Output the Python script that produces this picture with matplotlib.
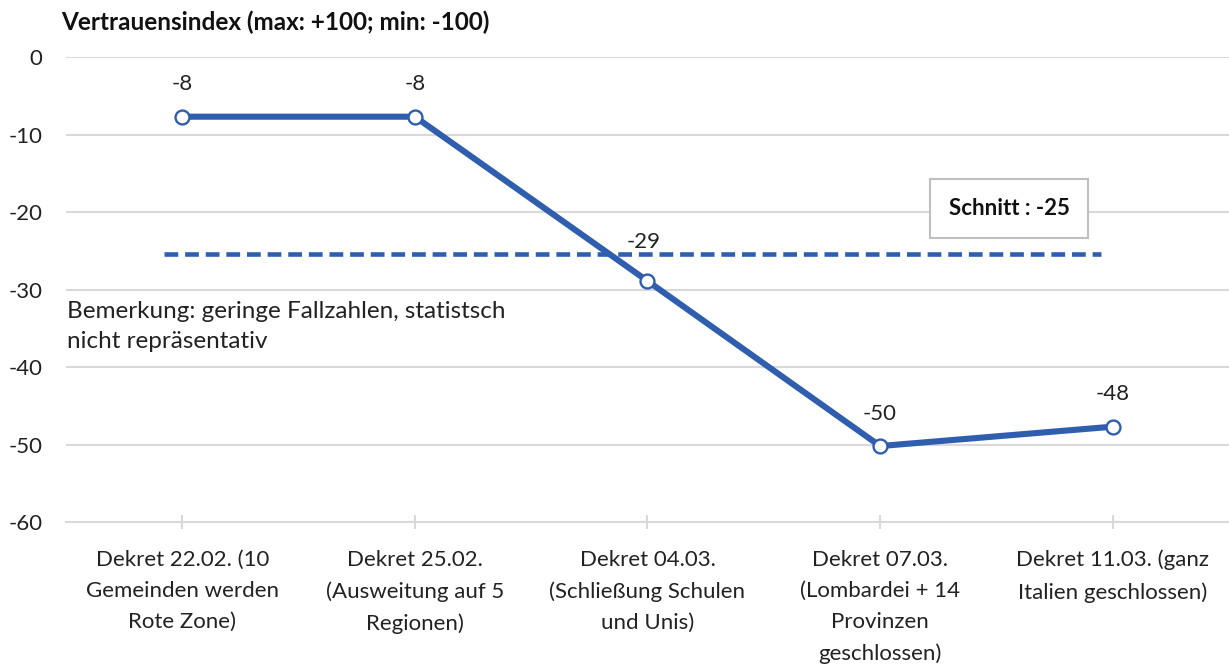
import numpy as np
import matplotlib.pyplot as plt

plt.rcParams['font.family'] = ['Lato', 'DejaVu Sans']

# data
categories = ['Dekret 22.02. (10\nGemeinden werden\nRote Zone)',
              'Dekret 25.02.\n(Ausweitung auf 5\nRegionen)',
              'Dekret 04.03.\n(Schließung Schulen\nund Unis)',
              'Dekret 07.03.\n(Lombardei + 14\nProvinzen\ngeschlossen)',
              'Dekret 11.03. (ganz\nItalien geschlossen)']
values = [-7.7, -7.7, -28.9, -50.2, -47.7]
value_labels = ['-8', '-8', '-29', '-50', '-48']
average = -25.4
average_label = 'Schnitt : -25'

blue = '#2f5eae'
grid = '#d9d9d9'
fs = 16

fig = plt.figure(figsize=(12.29, 6.70), dpi=100)
ax = fig.add_axes([0.0537, 0.2209, 0.9463, 0.694])

x = np.arange(len(categories))

# average line
ax.plot([-0.08, 3.95], [average, average], color=blue, lw=3.3,
        dashes=(3.0, 1.5), zorder=2)

# main series
ax.plot(x, values, color=blue, lw=4.4, marker='o', markersize=10,
        markerfacecolor='white', markeredgecolor=blue, markeredgewidth=1.7,
        solid_capstyle='round', zorder=3)

# label offsets (the -29 label sits a bit higher, above the dashed line)
offsets = [16, 16, 21, 16, 16]
for xi, v, lab, off in zip(x, values, value_labels, offsets):
    ax.annotate(lab, (xi, v), xytext=(-3 if lab == '-29' else 0, off),
                textcoords='offset points',
                ha='center', va='bottom', fontsize=fs, color='#222222', zorder=5)

ax.text(3.554, -19.5, average_label, ha='center', va='center', fontsize=fs,
        fontweight='bold', color='#111111',
        bbox=dict(boxstyle='square,pad=0.85', fc='white', ec='#bfbfbf', lw=1.5),
        zorder=4)

ax.text(-0.494, -34.8, 'Bemerkung: geringe Fallzahlen, statistsch\nnicht repräsentativ',
        ha='left', va='center', fontsize=17.5, color='#222222', linespacing=1.55)

fig.text(0.05, 0.966, 'Vertrauensindex (max: +100; min: -100)', ha='left',
         va='center', fontsize=17.5, fontweight='bold', color='#111111')

ax.set_xlim(-0.5, 4.5)
ax.set_ylim(-60, 0)
ax.set_yticks(np.arange(-60, 1, 10))
ax.set_yticklabels([str(t) for t in range(-60, 1, 10)])
ax.set_xticks(x)
ax.set_xticklabels(categories, fontsize=fs, color='#222222', linespacing=1.7)
ax.tick_params(axis='y', length=0, pad=17, labelsize=fs, labelcolor='#222222')
ax.tick_params(axis='x', direction='inout', length=10, width=1.5, color=grid, pad=15)
ax.grid(axis='y', color=grid, lw=1.5)
ax.set_axisbelow(True)
for s in ['top', 'right', 'left']:
    ax.spines[s].set_visible(False)
ax.spines['bottom'].set_color(grid)
ax.spines['bottom'].set_linewidth(1.5)

fig.savefig('out.png', dpi=100)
━━━━━━
Extract, word for word, each line from the top of the data down to and including the line with "fontsize=fs, color='#222222', zorder=5)"; skip the pictures.

Output the Python script that produces this picture with matplotlib.
import numpy as np
import matplotlib.pyplot as plt

plt.rcParams['font.family'] = ['Lato', 'DejaVu Sans']

# data
categories = ['Dekret 22.02. (10\nGemeinden werden\nRote Zone)',
              'Dekret 25.02.\n(Ausweitung auf 5\nRegionen)',
              'Dekret 04.03.\n(Schließung Schulen\nund Unis)',
              'Dekret 07.03.\n(Lombardei + 14\nProvinzen\ngeschlossen)',
              'Dekret 11.03. (ganz\nItalien geschlossen)']
values = [-7.7, -7.7, -28.9, -50.2, -47.7]
value_labels = ['-8', '-8', '-29', '-50', '-48']
average = -25.4
average_label = 'Schnitt : -25'

blue = '#2f5eae'
grid = '#d9d9d9'
fs = 16

fig = plt.figure(figsize=(12.29, 6.70), dpi=100)
ax = fig.add_axes([0.0537, 0.2209, 0.9463, 0.694])

x = np.arange(len(categories))

# average line
ax.plot([-0.08, 3.95], [average, average], color=blue, lw=3.3,
        dashes=(3.0, 1.5), zorder=2)

# main series
ax.plot(x, values, color=blue, lw=4.4, marker='o', markersize=10,
        markerfacecolor='white', markeredgecolor=blue, markeredgewidth=1.7,
        solid_capstyle='round', zorder=3)

# label offsets (the -29 label sits a bit higher, above the dashed line)
offsets = [16, 16, 21, 16, 16]
for xi, v, lab, off in zip(x, values, value_labels, offsets):
    ax.annotate(lab, (xi, v), xytext=(-3 if lab == '-29' else 0, off),
                textcoords='offset points',
                ha='center', va='bottom', fontsize=fs, color='#222222', zorder=5)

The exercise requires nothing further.